GOP's future is in Tennessee, not Nantucket, Wamp says

NASHVILLE - Former Republican gubernatorial candidate Zach Wamp on Saturday spent much of his time at a Tennessee Republican Party unity event praising Knoxville Mayor Bill Haslam, who last week beat both Wamp and Ron Ramsey for the GOP nomination.

But even as he praised Haslam, Wamp issued a sort of warning to his fellow Republicans.

"I want to say this without stepping on any toes," Wamp told assembled party leaders as Haslam, Ramsey and Republican U.S. Sens. Lamar Alexander and Bob Corker stood near.

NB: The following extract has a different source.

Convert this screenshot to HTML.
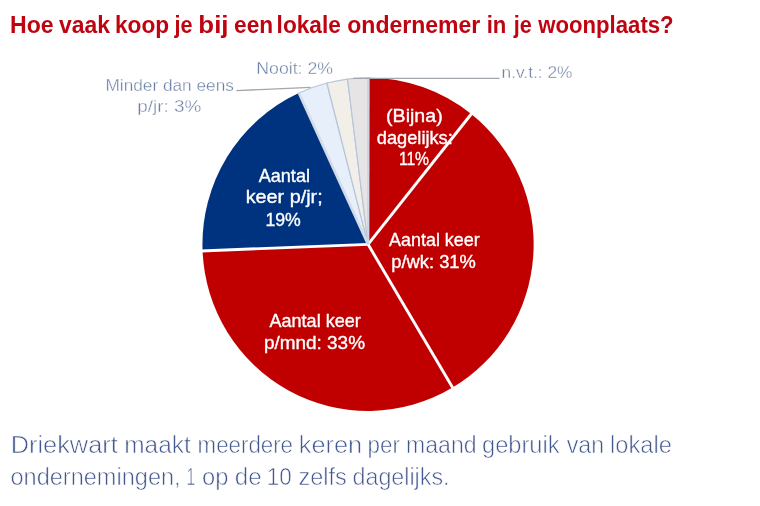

"The future of this party and this country is not in Nantucket," Wamp said. "The future of this party and our country is in Frog Jump, Tenn. What I mean by that is that's where working families are. And that's where just good grass-roots people who share our core principles are."

Frog Jump is the home of Tennessee Republicans' 8th Congressional District nominee Stephen Fincher. But why would Wamp, who often sounded populist themes in the campaign, mention Nantucket, an island filled with the summer homes of assorted millionaires located more than a 1,000 miles away from Nashville in distant Massachusetts?

One Wamp campaign operative insisted it was a dig at President Barack Obama. But the Obama family vacations at Martha's Vineyard, the next island over from Nantucket. And at the onset of his campaign, Wamp vaguely alluded at one point to Nantucket ties.

So who has ties to Nantucket? Well, it just so happens several well-known Tennesseans do or did.

Haslam confirmed that his brother, Jimmy Haslam, president and CEO of Wamp's favorite campaign target, Pilot Corp., has a summer place there.

And so does former U.S. Sen. Bill Frist, R-Tenn., whose decision in January 2009 not to run for governor triggered the 19-month primary fight. Frist, whose brother-in-law backed Haslam, has had a home on the island since 1983, according to the website of the Community Foundation of Nantucket on which Frist serves as a trustee.

Corker, whose circle of closet friends includes Jimmy Haslam, a one-time college roommate and fraternity brother, says he has no home in Nantucket.

But Corker, who said he "meticulously" avoided taking sides in the primary, acknowledged visiting Jimmy Haslam's Nantucket home from time to time, the most recently over the Fourth of July holiday.

Alexander said he has no Nantucket ties. He sold the parcel of land he owned there some time ago, he said.

Asked why he chose to use Nantucket, Wamp said "the point is that Frog Jump in Tennessee is where grass-roots, middle class, working families on the ground are going to determine the future course of America."

The "contrast I was drawing was the financial elite of this country is not the direction our party should head," Wamp said. "It should head to the grass-roots, Main Street working families. And frankly, that's going to determine our success in November" and afterward.

Wamp said he plans to "take that same message back to my colleagues in Congress."

Bill Haslam noted he has no home on Nantucket and said "I don't hang out there" when asked about his brother's place.

"I think Zach's right," Haslam said. "The truth is in Tennessee people think of the Republican Party as being this elite party. But it's really not. If you look at who really makes up the Republican Party in Tennessee, it really is your blue-collar, grass-roots worker, and I think the primary showed that."